Applying Kyllo, the Seventh Circuit recently found that the isolated use of pole cameras did not violate the Fourth Amendment because the government employed “a technology in public use, while occupying a place [the government] was lawfully entitled to be, to observe plainly visible happenings.” Tuggle, 4 F.4th at 511. Tuggle dictates resolution of the question here: although the use of the POD “undoubtedly g[a]ve [the government] more detailed information than naked-eye views, [it] did not do so to a degree that give[s] rise to constitutional problems.” Id. at 516 (first, second, and fourth alterations in original) (citation omitted) (internal quotation marks omitted); see also id. (“[I]f some thirty years ago extensive aerial photography of a 2,000-acre industrial property, or of marijuana plants otherwise concealed at ground level, did not qualify as Fourth Amendment searches, then certainly ground-level video footage of an unobstructed home from a public vantage point is not a search.” (citations omitted)); United States v. Carrazco-Martinez, Case No. 19-cr-00351-2, 2022 WL 425729, at *2 (N.D. Ill. Feb. 11, 2022) (use of five pole cameras aimed at defendant's house and garage to surveil defendant for three months “did not invade [the defendant's] reasonable expectation of privacy”); United States v. Tirado, Case No. 16-CR-168, 2018 WL 3245204, at *13 (E.D. Wis. Jan. 26, 2018) (“[T]he Fourth Amendment does not preclude law enforcement from making observations from a public vantage . . . . [or] from using technology to enhance or substitute for surveillance they could lawfully conduct in-person.”), report & recommendation adopted, 2018 WL 1806056 (E.D. Wis. Apr. 16, 2018). Therefore, the use of the POD to view into the Chevrolet did not violate the Fourth Amendment, meaning Coleman has not identified a basis for granting his suppression motion.

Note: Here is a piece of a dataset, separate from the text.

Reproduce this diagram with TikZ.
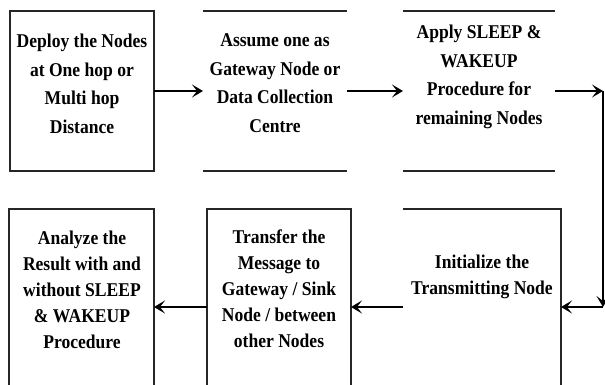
\documentclass[tikz,border=0pt]{standalone}
\usepackage{fontspec}
\setmainfont{Liberation Serif}
\newfontfamily\condserif[FakeStretch=0.9]{Liberation Serif}
\usetikzlibrary{arrows.meta}
\begin{document}
\begin{tikzpicture}[x=1pt,y=-1pt,
  boxshape/.style={rectangle,draw=none,inner sep=0pt,outer sep=0pt},
  side/.style={line width=1.7pt,black!85},
  arr/.style={line width=2.2pt,-{Stealth[length=11pt,width=13pt,inset=5pt]}},
  txt/.style={align=center,inner sep=0pt,font=\condserif\bfseries\fontsize{19.5}{28.5}\selectfont},
  txtb/.style={align=center,inner sep=0pt,font=\condserif\bfseries\fontsize{19.5}{26}\selectfont}]
\useasboundingbox (0,0) rectangle (605,385);
\clip (0,0) rectangle (605,385);
% box geometry
\node[boxshape,minimum width=144pt,minimum height=160pt] (b1) at (82,91) {};
\node[boxshape,minimum width=144pt,minimum height=160pt] (b2) at (275,91) {};
\node[boxshape,minimum width=152pt,minimum height=160pt] (b3) at (479,91) {};
\node[boxshape,minimum width=158pt,minimum height=196pt] (b4) at (482,307) {};
\node[boxshape,minimum width=144pt,minimum height=196pt] (b5) at (279,307) {};
\node[boxshape,minimum width=145pt,minimum height=196pt] (b6) at (81.5,307) {};
% visible sides
\draw[side] (b1.north west) rectangle (b1.south east);
\draw[side] (b2.north west) -- (b2.north east);
\draw[side] (b2.south west) -- (b2.south east);
\draw[side] (b3.north west) -- (b3.north east);
\draw[side] (b3.south west) -- (b3.south east);
\draw[side] (b4.north west) -- (b4.north east) -- (b4.south east);
\draw[side] (b5.south west) -- (b5.north west) -- (b5.north east) -- (b5.south east);
\draw[side] (b6.south west) -- (b6.north west) -- (b6.north east) -- (b6.south east);
% texts
\node[txt] (t1) at (82,84) {Deploy the Nodes\\at One hop or\\Multi hop\\Distance};
\node[txt] (t2) at (275,83) {Assume one as\\Gateway Node or\\Data Collection\\Centre};
\node[txt] (t3) at (479,77) {Apply SLEEP \&\\WAKEUP\\Procedure for\\remaining Nodes};
\node[txtb] (t4) at (482,277) {Initialize the\\Transmitting Node};
\node[txtb] (t5) at (279,289) {Transfer the\\Message to\\Gateway / Sink\\Node / between\\other Nodes};
\node[txtb] (t6) at (82,290) {Analyze the\\Result with and\\without SLEEP\\\& WAKEUP\\Procedure};
% connectors
\coordinate (c1) at (603,91);
\coordinate (c2) at (603,307);
\draw[arr] (b1.east) -- (b2.west);
\draw[arr] (b2.east) -- (b3.west);
\draw[arr] (b3.east) -- (c1);
\draw[arr] (c1) -- (c2);
\draw[arr] (c2) -- (b4.east);
\draw[arr] (b4.west) -- (b5.east);
\draw[arr] (b5.west) -- (b6.east);
\end{tikzpicture}
\end{document}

Because Coleman bases his argument as to the lack of probable cause only on the claimed illegality of the search, the Court's conclusion that the search did not violate the Fourth Amendment means his challenge to probable cause necessarily fails. As a result, the Court does not address the government's arguments concerning reasonable suspicion and probable cause.
CONCLUSION
For the foregoing reasons, the Court denies Coleman's motion to suppress [56].